## Exercise directions
Each record is to be transcribed exactly.

(Records with drawing code)
▬▬▬▬▬▬
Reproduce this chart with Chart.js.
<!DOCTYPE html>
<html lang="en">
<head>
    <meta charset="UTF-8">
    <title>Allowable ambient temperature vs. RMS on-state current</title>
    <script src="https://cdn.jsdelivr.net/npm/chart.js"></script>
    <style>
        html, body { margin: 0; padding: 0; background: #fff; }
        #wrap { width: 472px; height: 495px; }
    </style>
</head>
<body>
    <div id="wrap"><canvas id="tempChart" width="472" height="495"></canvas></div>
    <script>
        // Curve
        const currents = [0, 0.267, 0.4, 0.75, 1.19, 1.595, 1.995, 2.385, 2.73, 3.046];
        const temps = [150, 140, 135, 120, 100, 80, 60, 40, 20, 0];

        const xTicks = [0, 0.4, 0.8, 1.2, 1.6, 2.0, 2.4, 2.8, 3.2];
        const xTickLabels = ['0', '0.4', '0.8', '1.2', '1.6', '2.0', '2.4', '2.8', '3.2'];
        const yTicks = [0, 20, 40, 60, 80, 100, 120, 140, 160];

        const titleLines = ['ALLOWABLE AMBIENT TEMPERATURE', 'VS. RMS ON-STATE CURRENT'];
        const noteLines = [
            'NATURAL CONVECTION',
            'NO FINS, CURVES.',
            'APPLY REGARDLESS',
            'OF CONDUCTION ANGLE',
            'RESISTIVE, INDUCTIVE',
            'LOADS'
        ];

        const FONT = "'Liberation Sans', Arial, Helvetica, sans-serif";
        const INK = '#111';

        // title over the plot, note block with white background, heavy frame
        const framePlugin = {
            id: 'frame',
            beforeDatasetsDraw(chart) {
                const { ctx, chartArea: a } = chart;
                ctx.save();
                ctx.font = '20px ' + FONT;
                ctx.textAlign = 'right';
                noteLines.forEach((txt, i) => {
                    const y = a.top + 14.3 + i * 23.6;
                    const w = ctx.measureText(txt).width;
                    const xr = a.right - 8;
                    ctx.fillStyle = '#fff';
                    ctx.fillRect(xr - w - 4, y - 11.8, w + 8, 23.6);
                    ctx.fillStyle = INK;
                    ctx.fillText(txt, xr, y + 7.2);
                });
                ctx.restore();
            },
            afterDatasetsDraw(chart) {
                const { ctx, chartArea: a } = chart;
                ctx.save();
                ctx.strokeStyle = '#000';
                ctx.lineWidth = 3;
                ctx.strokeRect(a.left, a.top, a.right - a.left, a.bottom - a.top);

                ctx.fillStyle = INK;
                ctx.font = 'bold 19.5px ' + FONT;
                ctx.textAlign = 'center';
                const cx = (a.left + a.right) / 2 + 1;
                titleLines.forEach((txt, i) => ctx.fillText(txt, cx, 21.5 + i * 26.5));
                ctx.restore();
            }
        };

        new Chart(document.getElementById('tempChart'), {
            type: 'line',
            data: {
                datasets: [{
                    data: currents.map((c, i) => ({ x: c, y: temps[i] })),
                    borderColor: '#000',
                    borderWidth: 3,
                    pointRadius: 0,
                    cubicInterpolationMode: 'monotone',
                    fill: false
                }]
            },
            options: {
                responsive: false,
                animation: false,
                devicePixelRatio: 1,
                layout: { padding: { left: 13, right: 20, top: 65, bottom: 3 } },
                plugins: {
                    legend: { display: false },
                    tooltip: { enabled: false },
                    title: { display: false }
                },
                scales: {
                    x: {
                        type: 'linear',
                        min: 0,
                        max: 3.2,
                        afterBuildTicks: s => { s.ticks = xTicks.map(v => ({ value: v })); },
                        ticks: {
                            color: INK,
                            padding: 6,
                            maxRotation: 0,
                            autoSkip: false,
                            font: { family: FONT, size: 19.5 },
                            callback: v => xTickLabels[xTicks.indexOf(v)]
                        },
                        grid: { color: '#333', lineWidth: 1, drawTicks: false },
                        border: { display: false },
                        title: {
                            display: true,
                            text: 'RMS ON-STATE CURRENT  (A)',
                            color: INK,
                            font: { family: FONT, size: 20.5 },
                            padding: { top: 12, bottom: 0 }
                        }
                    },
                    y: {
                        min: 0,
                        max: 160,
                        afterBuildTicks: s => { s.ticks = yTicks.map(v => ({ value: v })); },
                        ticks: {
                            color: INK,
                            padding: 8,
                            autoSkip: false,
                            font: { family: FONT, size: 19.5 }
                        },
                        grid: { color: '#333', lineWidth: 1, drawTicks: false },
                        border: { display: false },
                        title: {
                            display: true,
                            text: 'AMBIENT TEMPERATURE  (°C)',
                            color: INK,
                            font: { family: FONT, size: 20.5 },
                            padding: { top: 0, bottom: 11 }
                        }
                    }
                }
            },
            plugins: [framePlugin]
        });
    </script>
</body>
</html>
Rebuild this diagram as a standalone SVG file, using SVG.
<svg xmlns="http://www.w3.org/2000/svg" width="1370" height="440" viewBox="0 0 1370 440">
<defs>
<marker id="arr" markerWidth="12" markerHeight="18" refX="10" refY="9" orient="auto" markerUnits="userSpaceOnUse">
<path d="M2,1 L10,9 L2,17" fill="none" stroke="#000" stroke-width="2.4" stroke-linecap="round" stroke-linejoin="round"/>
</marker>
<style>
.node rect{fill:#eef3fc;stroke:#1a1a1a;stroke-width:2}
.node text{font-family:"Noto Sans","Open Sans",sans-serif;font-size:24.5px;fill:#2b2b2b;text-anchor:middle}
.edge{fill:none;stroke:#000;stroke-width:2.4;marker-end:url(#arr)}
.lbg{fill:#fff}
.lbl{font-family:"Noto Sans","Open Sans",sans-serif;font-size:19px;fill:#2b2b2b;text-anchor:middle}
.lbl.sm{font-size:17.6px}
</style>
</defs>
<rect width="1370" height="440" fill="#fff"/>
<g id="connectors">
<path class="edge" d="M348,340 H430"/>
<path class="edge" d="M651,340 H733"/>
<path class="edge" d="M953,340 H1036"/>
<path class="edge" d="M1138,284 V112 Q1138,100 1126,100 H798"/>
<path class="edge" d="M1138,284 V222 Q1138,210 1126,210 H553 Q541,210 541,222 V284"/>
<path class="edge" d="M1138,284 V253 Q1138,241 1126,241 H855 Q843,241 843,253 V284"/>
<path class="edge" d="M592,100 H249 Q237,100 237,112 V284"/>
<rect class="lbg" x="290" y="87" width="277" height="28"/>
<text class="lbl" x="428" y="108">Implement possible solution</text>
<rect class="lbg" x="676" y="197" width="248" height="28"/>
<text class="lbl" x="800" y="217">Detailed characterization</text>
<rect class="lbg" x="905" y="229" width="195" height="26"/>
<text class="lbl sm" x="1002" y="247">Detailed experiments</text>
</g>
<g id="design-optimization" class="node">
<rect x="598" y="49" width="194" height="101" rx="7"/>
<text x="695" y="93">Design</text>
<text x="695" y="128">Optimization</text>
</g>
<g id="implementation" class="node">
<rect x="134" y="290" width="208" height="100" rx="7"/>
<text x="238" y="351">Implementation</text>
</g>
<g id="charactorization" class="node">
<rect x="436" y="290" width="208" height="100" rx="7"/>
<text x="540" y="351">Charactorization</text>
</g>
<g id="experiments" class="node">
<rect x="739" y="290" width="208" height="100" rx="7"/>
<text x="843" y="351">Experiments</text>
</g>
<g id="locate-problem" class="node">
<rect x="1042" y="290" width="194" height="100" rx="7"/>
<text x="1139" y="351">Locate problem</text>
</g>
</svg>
▬▬▬▬▬▬
## Output of the exercise
Reproduce this chart with Chart.js.
<!DOCTYPE html>
<html lang="en">
<head>
    <meta charset="UTF-8">
    <title>Allowable ambient temperature vs. RMS on-state current</title>
    <script src="https://cdn.jsdelivr.net/npm/chart.js"></script>
    <style>
        html, body { margin: 0; padding: 0; background: #fff; }
        #wrap { width: 472px; height: 495px; }
    </style>
</head>
<body>
    <div id="wrap"><canvas id="tempChart" width="472" height="495"></canvas></div>
    <script>
        // Curve
        const currents = [0, 0.267, 0.4, 0.75, 1.19, 1.595, 1.995, 2.385, 2.73, 3.046];
        const temps = [150, 140, 135, 120, 100, 80, 60, 40, 20, 0];

        const xTicks = [0, 0.4, 0.8, 1.2, 1.6, 2.0, 2.4, 2.8, 3.2];
        const xTickLabels = ['0', '0.4', '0.8', '1.2', '1.6', '2.0', '2.4', '2.8', '3.2'];
        const yTicks = [0, 20, 40, 60, 80, 100, 120, 140, 160];

        const titleLines = ['ALLOWABLE AMBIENT TEMPERATURE', 'VS. RMS ON-STATE CURRENT'];
        const noteLines = [
            'NATURAL CONVECTION',
            'NO FINS, CURVES.',
            'APPLY REGARDLESS',
            'OF CONDUCTION ANGLE',
            'RESISTIVE, INDUCTIVE',
            'LOADS'
        ];

        const FONT = "'Liberation Sans', Arial, Helvetica, sans-serif";
        const INK = '#111';

        // title over the plot, note block with white background, heavy frame
        const framePlugin = {
            id: 'frame',
            beforeDatasetsDraw(chart) {
                const { ctx, chartArea: a } = chart;
                ctx.save();
                ctx.font = '20px ' + FONT;
                ctx.textAlign = 'right';
                noteLines.forEach((txt, i) => {
                    const y = a.top + 14.3 + i * 23.6;
                    const w = ctx.measureText(txt).width;
                    const xr = a.right - 8;
                    ctx.fillStyle = '#fff';
                    ctx.fillRect(xr - w - 4, y - 11.8, w + 8, 23.6);
                    ctx.fillStyle = INK;
                    ctx.fillText(txt, xr, y + 7.2);
                });
                ctx.restore();
            },
            afterDatasetsDraw(chart) {
                const { ctx, chartArea: a } = chart;
                ctx.save();
                ctx.strokeStyle = '#000';
                ctx.lineWidth = 3;
                ctx.strokeRect(a.left, a.top, a.right - a.left, a.bottom - a.top);

                ctx.fillStyle = INK;
                ctx.font = 'bold 19.5px ' + FONT;
                ctx.textAlign = 'center';
                const cx = (a.left + a.right) / 2 + 1;
                titleLines.forEach((txt, i) => ctx.fillText(txt, cx, 21.5 + i * 26.5));
                ctx.restore();
            }
        };

        new Chart(document.getElementById('tempChart'), {
            type: 'line',
            data: {
                datasets: [{
                    data: currents.map((c, i) => ({ x: c, y: temps[i] })),
                    borderColor: '#000',
                    borderWidth: 3,
                    pointRadius: 0,
                    cubicInterpolationMode: 'monotone',
                    fill: false
                }]
            },
            options: {
                responsive: false,
                animation: false,
                devicePixelRatio: 1,
                layout: { padding: { left: 13, right: 20, top: 65, bottom: 3 } },
                plugins: {
                    legend: { display: false },
                    tooltip: { enabled: false },
                    title: { display: false }
                },
                scales: {
                    x: {
                        type: 'linear',
                        min: 0,
                        max: 3.2,
                        afterBuildTicks: s => { s.ticks = xTicks.map(v => ({ value: v })); },
                        ticks: {
                            color: INK,
                            padding: 6,
                            maxRotation: 0,
                            autoSkip: false,
                            font: { family: FONT, size: 19.5 },
                            callback: v => xTickLabels[xTicks.indexOf(v)]
                        },
                        grid: { color: '#333', lineWidth: 1, drawTicks: false },
                        border: { display: false },
                        title: {
                            display: true,
                            text: 'RMS ON-STATE CURRENT  (A)',
                            color: INK,
                            font: { family: FONT, size: 20.5 },
                            padding: { top: 12, bottom: 0 }
                        }
                    },
                    y: {
                        min: 0,
                        max: 160,
                        afterBuildTicks: s => { s.ticks = yTicks.map(v => ({ value: v })); },
                        ticks: {
                            color: INK,
                            padding: 8,
                            autoSkip: false,
                            font: { family: FONT, size: 19.5 }
                        },
                        grid: { color: '#333', lineWidth: 1, drawTicks: false },
                        border: { display: false },
                        title: {
                            display: true,
                            text: 'AMBIENT TEMPERATURE  (°C)',
                            color: INK,
                            font: { family: FONT, size: 20.5 },
                            padding: { top: 0, bottom: 11 }
                        }
                    }
                }
            },
            plugins: [framePlugin]
        });
    </script>
</body>
</html>
Rebuild this diagram as a standalone SVG file, using SVG.
<svg xmlns="http://www.w3.org/2000/svg" width="1370" height="440" viewBox="0 0 1370 440">
<defs>
<marker id="arr" markerWidth="12" markerHeight="18" refX="10" refY="9" orient="auto" markerUnits="userSpaceOnUse">
<path d="M2,1 L10,9 L2,17" fill="none" stroke="#000" stroke-width="2.4" stroke-linecap="round" stroke-linejoin="round"/>
</marker>
<style>
.node rect{fill:#eef3fc;stroke:#1a1a1a;stroke-width:2}
.node text{font-family:"Noto Sans","Open Sans",sans-serif;font-size:24.5px;fill:#2b2b2b;text-anchor:middle}
.edge{fill:none;stroke:#000;stroke-width:2.4;marker-end:url(#arr)}
.lbg{fill:#fff}
.lbl{font-family:"Noto Sans","Open Sans",sans-serif;font-size:19px;fill:#2b2b2b;text-anchor:middle}
.lbl.sm{font-size:17.6px}
</style>
</defs>
<rect width="1370" height="440" fill="#fff"/>
<g id="connectors">
<path class="edge" d="M348,340 H430"/>
<path class="edge" d="M651,340 H733"/>
<path class="edge" d="M953,340 H1036"/>
<path class="edge" d="M1138,284 V112 Q1138,100 1126,100 H798"/>
<path class="edge" d="M1138,284 V222 Q1138,210 1126,210 H553 Q541,210 541,222 V284"/>
<path class="edge" d="M1138,284 V253 Q1138,241 1126,241 H855 Q843,241 843,253 V284"/>
<path class="edge" d="M592,100 H249 Q237,100 237,112 V284"/>
<rect class="lbg" x="290" y="87" width="277" height="28"/>
<text class="lbl" x="428" y="108">Implement possible solution</text>
<rect class="lbg" x="676" y="197" width="248" height="28"/>
<text class="lbl" x="800" y="217">Detailed characterization</text>
<rect class="lbg" x="905" y="229" width="195" height="26"/>
<text class="lbl sm" x="1002" y="247">Detailed experiments</text>
</g>
<g id="design-optimization" class="node">
<rect x="598" y="49" width="194" height="101" rx="7"/>
<text x="695" y="93">Design</text>
<text x="695" y="128">Optimization</text>
</g>
<g id="implementation" class="node">
<rect x="134" y="290" width="208" height="100" rx="7"/>
<text x="238" y="351">Implementation</text>
</g>
<g id="charactorization" class="node">
<rect x="436" y="290" width="208" height="100" rx="7"/>
<text x="540" y="351">Charactorization</text>
</g>
<g id="experiments" class="node">
<rect x="739" y="290" width="208" height="100" rx="7"/>
<text x="843" y="351">Experiments</text>
</g>
<g id="locate-problem" class="node">
<rect x="1042" y="290" width="194" height="100" rx="7"/>
<text x="1139" y="351">Locate problem</text>
</g>
</svg>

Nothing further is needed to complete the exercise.